The Dresden plant in Grundy County and the Byron station south of Rockford will shut in fall 2021. Exelon has warned that those plants would close without legislation to provide more revenue to them.
Historically low wholesale power prices, combined with a glut of power supply, have put financial pressure on the nukes, which by their nature must operate at all hours whether they’re needed or not.
“We recognize this comes as many of our communities are still recovering from the economic and public health impacts of the pandemic, and we will continue our dialogue with policymakers on ways to prevent these closures,” Exelon CEO Chris Crane said in a release. “To that end, we have opened our books to policymakers and will continue to do so for any lawmaker who wishes to judge the plants’ profitability.”
The two plants employ more than 1,500 and pay more than $63 million in local taxes, the company said.
And, in an assertion implicitly aimed at Gov. J.B. Pritzker, the company said, “The two plants supply 30 percent of Illinois’ carbon-free energy and are essential to meeting the state’s goal to achieve 100 percent clean energy.”
Pritzker on Aug. 21 attempted to restart discussions around comprehensive energy legislation that had been derailed with the July admissions by Exelon-owned Commonwealth Edison of paying off friends and allies of House Speaker Michael Madigan over the years in order to win favorable legislation.
That included the Future Energy Jobs Act of 2016, which imposed new charges on ratepayers statewide to subsidize two other nukes that Exelon had announced it was closing. The subsidies provide $235 million to Exelon each year.
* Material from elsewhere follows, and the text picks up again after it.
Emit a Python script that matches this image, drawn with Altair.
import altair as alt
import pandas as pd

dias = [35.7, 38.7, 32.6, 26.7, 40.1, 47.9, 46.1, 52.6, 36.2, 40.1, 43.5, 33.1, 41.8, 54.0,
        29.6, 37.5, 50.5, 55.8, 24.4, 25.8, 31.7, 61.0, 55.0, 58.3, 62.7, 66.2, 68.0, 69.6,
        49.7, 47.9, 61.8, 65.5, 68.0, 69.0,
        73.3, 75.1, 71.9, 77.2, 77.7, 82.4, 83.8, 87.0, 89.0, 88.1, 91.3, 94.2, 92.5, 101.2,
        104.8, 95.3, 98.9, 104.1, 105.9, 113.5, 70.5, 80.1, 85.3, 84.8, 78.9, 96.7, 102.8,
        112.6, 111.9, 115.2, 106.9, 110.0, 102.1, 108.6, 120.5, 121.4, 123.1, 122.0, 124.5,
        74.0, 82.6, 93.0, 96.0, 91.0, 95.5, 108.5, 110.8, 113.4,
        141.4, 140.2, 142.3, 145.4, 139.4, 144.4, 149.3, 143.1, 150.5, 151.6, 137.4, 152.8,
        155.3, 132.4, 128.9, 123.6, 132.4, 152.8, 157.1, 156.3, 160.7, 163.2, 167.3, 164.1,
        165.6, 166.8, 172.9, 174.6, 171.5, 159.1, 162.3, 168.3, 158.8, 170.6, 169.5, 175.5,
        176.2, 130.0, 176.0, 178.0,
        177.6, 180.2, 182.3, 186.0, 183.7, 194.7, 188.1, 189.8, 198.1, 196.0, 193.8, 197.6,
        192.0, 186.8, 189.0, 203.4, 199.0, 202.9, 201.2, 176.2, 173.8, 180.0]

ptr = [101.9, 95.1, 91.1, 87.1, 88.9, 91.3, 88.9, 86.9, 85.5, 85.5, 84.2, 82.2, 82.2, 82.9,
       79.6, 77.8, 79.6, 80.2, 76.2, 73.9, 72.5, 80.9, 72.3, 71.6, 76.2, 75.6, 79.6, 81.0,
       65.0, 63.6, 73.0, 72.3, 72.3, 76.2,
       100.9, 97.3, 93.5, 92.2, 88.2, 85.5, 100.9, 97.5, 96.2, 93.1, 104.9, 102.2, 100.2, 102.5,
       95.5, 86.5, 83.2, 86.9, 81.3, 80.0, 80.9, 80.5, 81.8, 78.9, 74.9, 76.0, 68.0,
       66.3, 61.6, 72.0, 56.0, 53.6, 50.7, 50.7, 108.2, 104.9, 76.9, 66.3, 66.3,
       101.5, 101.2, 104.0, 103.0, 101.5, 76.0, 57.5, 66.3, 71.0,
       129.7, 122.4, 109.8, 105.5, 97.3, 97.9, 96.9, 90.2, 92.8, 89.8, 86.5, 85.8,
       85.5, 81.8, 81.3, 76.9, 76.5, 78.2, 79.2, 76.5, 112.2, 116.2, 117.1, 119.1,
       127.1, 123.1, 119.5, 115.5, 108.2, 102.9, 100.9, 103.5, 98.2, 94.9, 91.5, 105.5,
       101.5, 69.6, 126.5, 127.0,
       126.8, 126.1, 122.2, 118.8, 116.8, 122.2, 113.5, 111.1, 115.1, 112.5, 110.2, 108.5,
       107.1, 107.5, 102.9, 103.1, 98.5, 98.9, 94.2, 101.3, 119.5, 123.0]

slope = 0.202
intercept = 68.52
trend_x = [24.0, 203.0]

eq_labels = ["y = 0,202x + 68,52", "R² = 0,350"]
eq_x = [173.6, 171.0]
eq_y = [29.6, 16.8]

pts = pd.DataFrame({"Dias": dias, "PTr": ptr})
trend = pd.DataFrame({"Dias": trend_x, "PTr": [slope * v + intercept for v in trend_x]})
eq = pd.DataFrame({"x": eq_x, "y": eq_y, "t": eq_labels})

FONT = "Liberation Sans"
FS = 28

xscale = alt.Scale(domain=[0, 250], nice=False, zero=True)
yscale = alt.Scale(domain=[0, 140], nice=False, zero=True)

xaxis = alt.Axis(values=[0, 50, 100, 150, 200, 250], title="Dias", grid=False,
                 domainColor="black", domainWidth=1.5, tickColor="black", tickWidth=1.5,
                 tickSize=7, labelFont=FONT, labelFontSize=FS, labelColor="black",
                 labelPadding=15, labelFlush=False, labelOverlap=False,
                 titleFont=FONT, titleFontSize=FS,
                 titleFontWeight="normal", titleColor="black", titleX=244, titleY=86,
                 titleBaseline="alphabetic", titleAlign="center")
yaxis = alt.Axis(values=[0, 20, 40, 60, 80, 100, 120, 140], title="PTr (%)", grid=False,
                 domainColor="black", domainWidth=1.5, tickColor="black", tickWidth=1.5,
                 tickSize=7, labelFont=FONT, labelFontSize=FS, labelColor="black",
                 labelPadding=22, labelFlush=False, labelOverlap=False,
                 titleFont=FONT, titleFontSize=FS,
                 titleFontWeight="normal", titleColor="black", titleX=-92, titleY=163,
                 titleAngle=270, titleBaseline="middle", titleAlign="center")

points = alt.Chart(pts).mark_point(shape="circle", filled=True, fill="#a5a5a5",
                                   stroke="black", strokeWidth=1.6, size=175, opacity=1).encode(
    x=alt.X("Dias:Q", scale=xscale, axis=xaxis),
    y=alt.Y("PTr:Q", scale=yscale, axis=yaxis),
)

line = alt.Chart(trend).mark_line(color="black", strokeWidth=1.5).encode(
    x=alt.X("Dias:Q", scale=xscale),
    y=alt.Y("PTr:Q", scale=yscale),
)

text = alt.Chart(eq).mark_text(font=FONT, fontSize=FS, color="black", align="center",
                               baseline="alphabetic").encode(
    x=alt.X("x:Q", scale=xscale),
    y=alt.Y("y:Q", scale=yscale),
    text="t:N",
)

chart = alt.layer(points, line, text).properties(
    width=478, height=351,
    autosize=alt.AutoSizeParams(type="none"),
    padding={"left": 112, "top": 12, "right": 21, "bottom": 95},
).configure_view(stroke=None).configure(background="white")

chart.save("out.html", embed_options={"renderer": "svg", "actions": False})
The set of principles Pritzker provided for a bill he’d favor included dismissal of Exelon’s proposal to have the state take over from a federally chartered regional grid operator the function of setting the prices power plants receive for their promise each year to deliver during high-demand periods.
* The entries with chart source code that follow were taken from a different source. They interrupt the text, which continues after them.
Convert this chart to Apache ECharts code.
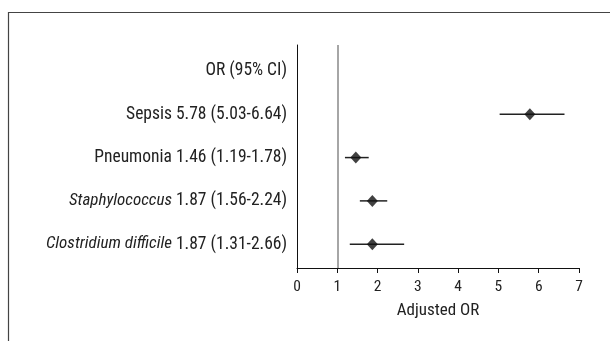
<!DOCTYPE html>
<html><head><meta charset="utf-8">
<script src="https://cdn.jsdelivr.net/npm/echarts@6/dist/echarts.min.js"></script>
<style>html,body{margin:0;padding:0;background:#fff}#c{width:610px;height:341px}</style>
</head><body><div id="c"></div>
<script>
const rowNames = ["Clostridium difficile", "Staphylococcus", "Pneumonia", "Sepsis", "OR (95% CI)"];
const rowItalic = [true, true, false, false, false];
const orValues = [1.87, 1.87, 1.46, 5.78];
const ciLow = [1.31, 1.56, 1.19, 5.03];
const ciHigh = [2.66, 2.24, 1.78, 6.64];
const xTicks = [0, 1, 2, 3, 4, 5, 6, 7];

const FONT = '"Roboto Condensed", "Liberation Sans Narrow", "DejaVu Sans Condensed", sans-serif';
function rowLabel(i) {
  if (i === 4) return '{n|' + rowNames[i] + '}';
  const stat = orValues[i].toFixed(2) + ' (' + ciLow[i].toFixed(2) + '-' + ciHigh[i].toFixed(2) + ')';
  return (rowItalic[i] ? '{i|' + rowNames[i] + '}' : '{n|' + rowNames[i] + '}') + '{n| ' + stat + '}';
}
const chart = echarts.init(document.getElementById('c'));
chart.setOption({
  animation: false,
  graphic: [{type: 'rect', shape: {x: 8.5, y: 12.5, width: 700, height: 400}, style: {fill: 'none', stroke: '#444', lineWidth: 1.2}, silent: true}],
  grid: {left: 297, right: 31, top: 45, bottom: 73},
  xAxis: {
    type: 'value', min: 0, max: 7, interval: 1,
    axisLine: {show: true, onZero: false, lineStyle: {color: '#111', width: 1}},
    axisTick: {show: true, length: 5, lineStyle: {color: '#111'}},
    splitLine: {show: false},
    axisLabel: {color: '#222', fontFamily: FONT, fontSize: 15.5, margin: 11, formatter: v => String(v)},
    name: 'Adjusted OR', nameLocation: 'middle', nameGap: 34,
    nameTextStyle: {color: '#222', fontFamily: FONT, fontSize: 17, verticalAlign: 'top'}
  },
  yAxis: {
    type: 'value', min: -0.55, max: 4.6,
    axisLine: {show: true, onZero: false, lineStyle: {color: '#111', width: 1}},
    axisTick: {show: false},
    splitLine: {show: false},
    axisLabel: {
      customValues: [0, 1, 2, 3, 4], margin: 10,
      formatter: v => rowLabel(Math.round(v)),
      rich: {
        n: {color: '#222', fontFamily: FONT, fontSize: 17.5},
        i: {color: '#222', fontFamily: FONT, fontSize: 17, fontStyle: 'italic'}
      }
    }
  },
  series: [
    {
      type: 'custom',
      data: orValues.map((v, i) => [ciLow[i], ciHigh[i], i]),
      renderItem: (params, api) => {
        const a = api.coord([api.value(0), api.value(2)]);
        const b = api.coord([api.value(1), api.value(2)]);
        return {type: 'line', shape: {x1: a[0], y1: a[1], x2: b[0], y2: b[1]}, style: {stroke: '#222', lineWidth: 1.5}};
      },
      encode: {x: [0, 1], y: 2},
      z: 2
    },
    {
      type: 'scatter',
      data: orValues.map((v, i) => [v, i]),
      symbol: 'diamond', symbolSize: [11, 12],
      itemStyle: {color: '#111'},
      z: 3,
      markLine: {
        silent: true, symbol: 'none', label: {show: false},
        lineStyle: {color: '#888', width: 1.5, type: 'solid'},
        data: [{xAxis: 1}]
      }
    }
  ]
});
</script></body></html>
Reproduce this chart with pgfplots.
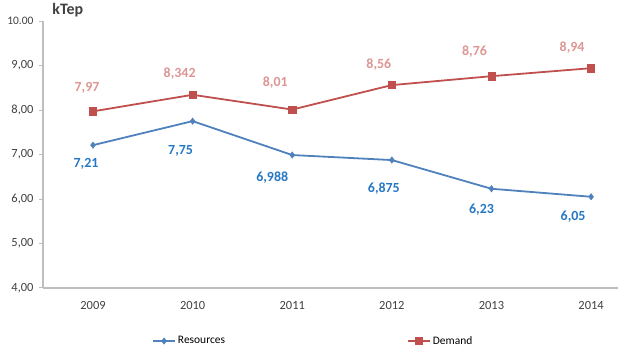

“We agree with Gov. Pritzker that policy reform is urgently needed to address the climate crisis and advance Illinois’ clean energy economy, and we support the objectives of the governor’s recent energy principles,” Crane said in the release. “That’s separate from today’s announcement to retire these two zero-carbon nuclear plants, which was not a decision made lightly and is one that has been in the works for some time.”
Pritzker in his principles said he was open to helping keep nukes open but that it would happen only after Exelon provided audited financials for each plant to unspecified state officials.
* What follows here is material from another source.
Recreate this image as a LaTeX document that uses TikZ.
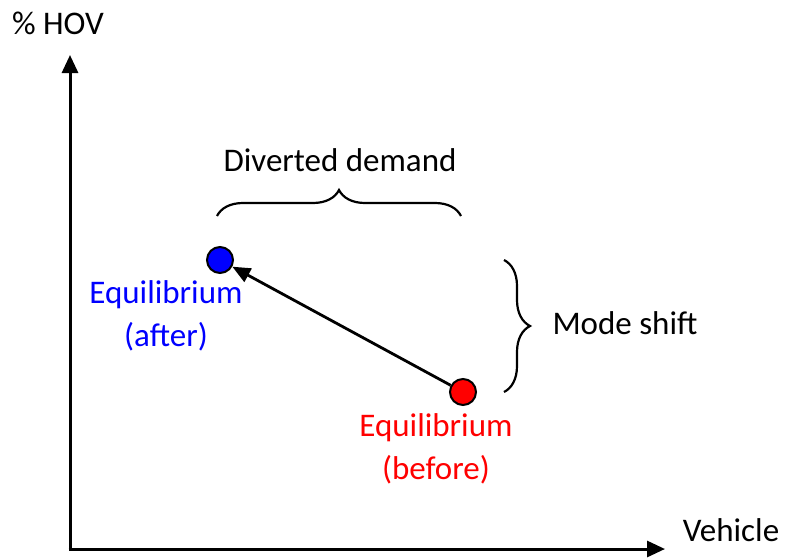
\documentclass[tikz,border=0pt]{standalone}
\usepackage{fontspec}
\setmainfont{Carlito}
\usetikzlibrary{arrows.meta,decorations.pathreplacing}
\begin{document}
\begin{tikzpicture}[x=1pt,y=-1pt,
  lbl/.style={inner sep=0pt,font=\fontsize{33}{43}\selectfont,align=center},
  axis/.style={line width=3pt,-{Triangle[length=18pt,width=16pt]}},
  dot/.style={circle,draw=black,line width=2pt,minimum size=26pt,inner sep=0pt},
  brc/.style={line width=2.2pt,decorate,decoration={brace,amplitude=26pt,aspect=0.5}}]
\useasboundingbox (0,0) rectangle (787,557);
\coordinate (o) at (70,549);
\coordinate (ytip) at (70,55);
\coordinate (xtip) at (665,549);
\draw[axis] (o) -- (ytip);
\draw[axis] ([xshift=-1.5pt]o) -- (xtip);
\node[lbl] (hov) at (58,23) {\% HOV};
\node[lbl] (veh) at (731,530) {Vehicle};
\node[dot,fill=blue] (after) at (220,260) {};
\node[dot,fill=red] (before) at (463,392) {};
\draw[line width=2.8pt,-{Triangle[length=18pt,width=15pt]}] (before) -- (after);
\node[lbl,text=blue] (afterlbl) at (166,316) {Equilibrium\\(after)};
\node[lbl,text=red] (beforelbl) at (436,449) {Equilibrium\\(before)};
\coordinate (b1) at (217,216);
\coordinate (b2) at (461,216);
\draw[brc] (b1) -- (b2);
\node[lbl] (div) at (340,160) {Diverted demand};
\coordinate (c1) at (504,260);
\coordinate (c2) at (504,392);
\draw[brc] (c1) -- (c2);
\node[lbl] (mode) at (625,323) {Mode shift};
\end{tikzpicture}
\end{document}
During the 2016 negotiations, Exelon distributed unaudited and relatively vague materials on each nuke’s financial situation. That raised questions about whether the company got more cash than it needed to keep the plants open.
In its release, Exelon said its Braidwood nuke in Will County, first identified as a closure possibility about two years ago, continues to be at risk. That plant is pledged to run until at least 2022 under agreements with PJM Interconnection, the regional grid overseer.
Exelon also said its only other unsubsidized nuke—the LaSalle plant in Marseilles—is at « high risk » of premature closure.
PJM will have something to say about Exelon’s closure plans. The regional authority’s primary responsibility is to ensure there’s enough generation capacity to keep the lights on. If it decides that one of the plants is needed for reliability reasons, it can demand the facility remain open under a special contract that ensures it makes a profit.
But those arrangements last only until replacement capacity can be built, and plants fueled by natural gas continue to get financing even when there’s no immediate need for them. Just three days ago, a 1,250-megawatt gas plant to be located very near the Dresden nuke announced it had obtained $875 million in debt financing and is expected to become operational in 2023.
Unlike nukes, gas plants emit carbon, a heat-trapping gas. Environmentalists warn that switching nuclear for gas-fired power will set back the effort to reduce carbon emissions necessary to slow down global warming. Pritzker’s goal is a carbon-free power industry in Illinois by 2050.
Exelon and other nuclear advocates say nukes can serve as a bridge to when renewable resources like wind and solar, combined with better battery and energy-storage technologies, can shoulder most of the reliability load.
This story has been corrected to reflect that Exelon warned its Braidwood plant also remains at risk of early retirement. An earlier version said Exelon made no mention of Braidwood in its release.